Pharama analyst, Anmol Ganjoo beleives that acceptence of this felony charges will not only be sentiment negative for Ranbaxy but it will hit their brand name too.
Acceptance of felony charges will make it tougher for pharma major Ranbaxy Laboratories to revive their already struggling US business, pharama analyst, Anmol Ganjoo, Antique Stock Broking said.
Ranbaxy has agreed to pay USD 500 million as settlement against the felony charges related to drug safety. Out of the USD 500 million, it will pay USD 150 million as criminal fine and forfeiture and USD 350 million to settle civil claims.
"It will be a sentiment negative for Ranbaxy. The new management has been able to mend relations with US FDA, which the erstwhile management had not taken care to preserve, he added.

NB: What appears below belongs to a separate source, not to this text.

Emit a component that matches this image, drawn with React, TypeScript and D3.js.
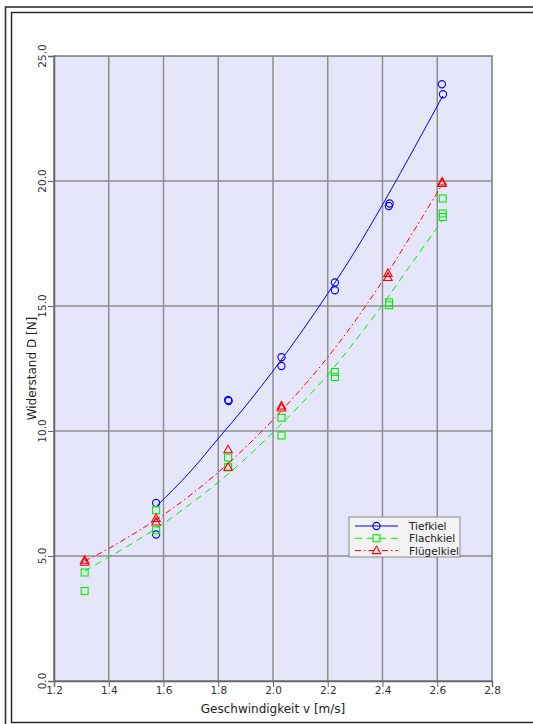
import React, {useEffect, useRef} from "react";
import * as d3 from "d3";

// measured points (v in m/s, D in N)
const tiefV = [1.573, 1.573, 1.836, 1.838, 2.031, 2.031, 2.226, 2.226, 2.426, 2.423, 2.617, 2.621];
const tiefD = [7.12, 5.86, 11.24, 11.2, 12.95, 12.6, 15.94, 15.63, 19.1, 19.0, 23.87, 23.47];

const flachV = [1.312, 1.312, 1.573, 1.573, 1.836, 1.836, 2.031, 2.031, 2.226, 2.226, 2.424, 2.424, 2.62, 2.62, 2.62];
const flachD = [4.34, 3.6, 6.83, 6.03, 8.94, 8.55, 10.53, 9.82, 12.36, 12.16, 15.14, 15.03, 19.3, 18.7, 18.56];

const fluegelV = [1.312, 1.312, 1.573, 1.573, 1.836, 1.836, 2.031, 2.031, 2.42, 2.42, 2.618, 2.618];
const fluegelD = [4.83, 4.75, 6.5, 6.36, 9.25, 8.55, 11.0, 10.92, 16.3, 16.14, 19.96, 19.9];

// fitted trend curves
const tiefFitV = [1.575, 1.7, 1.8, 1.9, 2.0, 2.1, 2.2, 2.3, 2.4, 2.5, 2.62];
const tiefFitD = [7.0, 8.4, 9.7, 11.0, 12.4, 13.9, 15.5, 17.2, 19.05, 21.0, 23.4];

const flachFitV = [1.312, 1.4, 1.5, 1.6, 1.7, 1.8, 1.9, 2.0, 2.1, 2.2, 2.3, 2.4, 2.5, 2.62];
const flachFitD = [4.4, 4.95, 5.6, 6.3, 7.1, 7.95, 8.9, 9.95, 11.05, 12.25, 13.6, 15.05, 16.6, 18.45];

const fluegelFitV = [1.312, 1.4, 1.5, 1.6, 1.7, 1.8, 1.9, 2.0, 2.1, 2.2, 2.3, 2.4, 2.5, 2.62];
const fluegelFitD = [4.8, 5.3, 5.95, 6.65, 7.45, 8.35, 9.35, 10.45, 11.65, 12.95, 14.4, 16.0, 17.75, 19.9];

const xTicks = [1.2, 1.4, 1.6, 1.8, 2.0, 2.2, 2.4, 2.6, 2.8];
const yTicks = [0, 5, 10, 15, 20, 25];

const legendLabels = ["Tiefkiel", "Flachkiel", "Flügelkiel"];

const FONT = "'DejaVu Sans', Verdana, sans-serif";

const App: React.FC = () => {
    const svgRef = useRef<SVGSVGElement | null>(null);

    useEffect(() => {
        if (!svgRef.current) return;
        const svg = d3.select(svgRef.current);
        svg.selectAll("*").remove();

        const left = 54, right = 492, top = 56, bottom = 681;

        const x = d3.scaleLinear().domain([1.2, 2.8]).range([left, right]);
        const y = d3.scaleLinear().domain([0, 25]).range([bottom, top]);

        // outer double frame
        svg.append("rect").attr("x", 5.5).attr("y", 7).attr("width", 540).attr("height", 730)
            .attr("fill", "white").attr("stroke", "#333").attr("stroke-width", 1.6);
        svg.append("rect").attr("x", 11.5).attr("y", 12.5).attr("width", 530).attr("height", 710)
            .attr("fill", "white").attr("stroke", "#222").attr("stroke-width", 1.4);

        // plot background
        svg.append("rect").attr("x", left).attr("y", top).attr("width", right - left).attr("height", bottom - top)
            .attr("fill", "#e6e6fa");

        // grid
        const grid = svg.append("g").attr("stroke", "#8e8e8e").attr("stroke-width", 1.5);
        xTicks.slice(1, -1).forEach(t => {
            grid.append("line").attr("x1", x(t)).attr("x2", x(t)).attr("y1", top).attr("y2", bottom);
        });
        yTicks.slice(1, -1).forEach(t => {
            grid.append("line").attr("x1", left).attr("x2", right).attr("y1", y(t)).attr("y2", y(t));
        });
        svg.append("rect").attr("x", left).attr("y", top).attr("width", right - left).attr("height", bottom - top)
            .attr("fill", "none").attr("stroke", "#7a7a7a").attr("stroke-width", 1.5);

        // axes
        const xAxis = svg.append("g").attr("transform", `translate(0,${bottom})`)
            .call(d3.axisBottom(x).tickValues(xTicks).tickSize(6).tickFormat(d3.format(".1f")));
        xAxis.select(".domain").attr("stroke", "#666").attr("stroke-width", 1.5);
        xAxis.selectAll(".tick line").attr("stroke", "#666");
        xAxis.selectAll("text").attr("font-family", FONT).attr("font-size", 10.5).attr("fill", "#333")
            .attr("y", 3).attr("dy", "0.95em");

        const yAxis = svg.append("g").attr("transform", `translate(${left},0)`)
            .call(d3.axisLeft(y).tickValues(yTicks).tickSize(6).tickFormat(d3.format(".1f")));
        yAxis.select(".domain").attr("stroke", "#666").attr("stroke-width", 1.5);
        yAxis.selectAll(".tick line").attr("stroke", "#666");
        yAxis.selectAll("text").remove();
        yTicks.forEach(t => {
            svg.append("text").attr("transform", `translate(46,${y(t)}) rotate(-90)`)
                .attr("text-anchor", "middle").attr("font-family", FONT).attr("font-size", 10.5)
                .attr("fill", "#333").text(d3.format(".1f")(t));
        });

        // axis titles
        svg.append("text").attr("x", (left + right) / 2).attr("y", 713).attr("text-anchor", "middle")
            .attr("font-family", FONT).attr("font-size", 12).attr("fill", "#222").text("Geschwindigkeit v [m/s]");
        svg.append("text").attr("transform", `translate(36,${(top + bottom) / 2}) rotate(-90)`)
            .attr("text-anchor", "middle").attr("font-family", FONT).attr("font-size", 12).attr("fill", "#222")
            .text("Widerstand D [N]");

        const line = d3.line<[number, number]>().x(d => x(d[0])).y(d => y(d[1])).curve(d3.curveMonotoneX);
        const zip = (a: number[], b: number[]) => a.map((v, i) => [v, b[i]] as [number, number]);

        const series = [
            {fitV: tiefFitV, fitD: tiefFitD, v: tiefV, d: tiefD, color: "#0000ff", dash: null, marker: "circle"},
            {fitV: flachFitV, fitD: flachFitD, v: flachV, d: flachD, color: "#00ee00", dash: "7,5", marker: "square"},
            {fitV: fluegelFitV, fitD: fluegelFitD, v: fluegelV, d: fluegelD, color: "#ff0000", dash: "6,3,1.5,3", marker: "triangle"},
        ];

        const drawMarker = (g: any, type: string, cx: number, cy: number, color: string) => {
            if (type === "circle") {
                g.append("circle").attr("cx", cx).attr("cy", cy).attr("r", 3.6)
                    .attr("fill", "none").attr("stroke", color).attr("stroke-width", 1.1);
            } else if (type === "square") {
                g.append("rect").attr("x", cx - 3.5).attr("y", cy - 3.5).attr("width", 7).attr("height", 7)
                    .attr("fill", "none").attr("stroke", color).attr("stroke-width", 1.1);
            } else {
                g.append("path").attr("d", `M${cx},${cy - 4.5}L${cx + 4.2},${cy + 3}L${cx - 4.2},${cy + 3}Z`)
                    .attr("fill", "none").attr("stroke", color).attr("stroke-width", 1.1);
            }
        };

        series.forEach(s => {
            svg.append("path").datum(zip(s.fitV, s.fitD)).attr("d", line)
                .attr("fill", "none").attr("stroke", s.color).attr("stroke-width", 1)
                .attr("stroke-dasharray", s.dash);
            const g = svg.append("g");
            s.v.forEach((v, i) => drawMarker(g, s.marker, x(v), y(s.d[i]), s.color));
        });

        // legend
        const lg = svg.append("g").attr("transform", "translate(349,517)");
        lg.append("rect").attr("width", 111).attr("height", 40).attr("fill", "#f2f2f2")
            .attr("stroke", "#888").attr("stroke-width", 1);
        series.forEach((s, i) => {
            const ly = 9 + i * 12.3;
            lg.append("line").attr("x1", 6).attr("x2", 49).attr("y1", ly).attr("y2", ly)
                .attr("stroke", s.color).attr("stroke-width", 1).attr("stroke-dasharray", s.dash);
            drawMarker(lg, s.marker, 27.5, ly, s.color);
            lg.append("text").attr("x", 60).attr("y", ly + 4).attr("font-family", FONT).attr("font-size", 10.5)
                .attr("fill", "#222").text(legendLabels[i]);
        });
    }, []);

    return (
        <svg ref={svgRef} width={533} height={724}
             style={{position: "absolute", left: 0, top: 0, background: "white"}}/>
    );
};

export default App;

Below is the verbatim transcript of his interview on CNBC-TV18
Q: What have you made of the fact that Ranbaxy has chosen to plead guilty to the felony charges and has had to pay a USD 500 million claim?
A: If you look at the exact financial impact of the charge, it is something which was already provided for in December 2011.
However, the language and the specifics will not be good for Ranbaxy; primarily on two accounts, one because of fact that Ranbaxy has pleaded guilty and second, now that the felony charges have been accepted, it makes the task of reviving an already struggling US business even tougher for Ranbaxy.
There will be a brand hit as far as the US market is concerned. In case of Ranbaxy, we have seen that typically, there are spillovers in other markets as well. So, while the financial impact was already provided for and does not come as a surprise from a perception standpoint but this is one more hit as far as Ranbaxy’s US business case is concerned.
Q: Because of an award to a whistleblower are your concerns more to do with corporate governance at Ranbaxy or are they to do with an already strained relationship with the US Food and Drugs Administration (USFDA) which might get worse after this development?
A: One has to remember that corporate governance does come into sharp focus as a consequence of that. It obviously does not speak very highly of the processes that were followed by Ranbaxy. However, a lot of water has flowed since then and the management in charge is not the same. So, there has been some change of sentiment and relationship as far as USFDA and Ranbaxy is concerned.
The new management has been working harder and has been able to mend a lot of bridges, which the erstwhile management had obviously not taken care to preserve. However, the fact remains that now we are in the middle of remediation and corrective processes, historically there is, which the then management has a lot to answer for.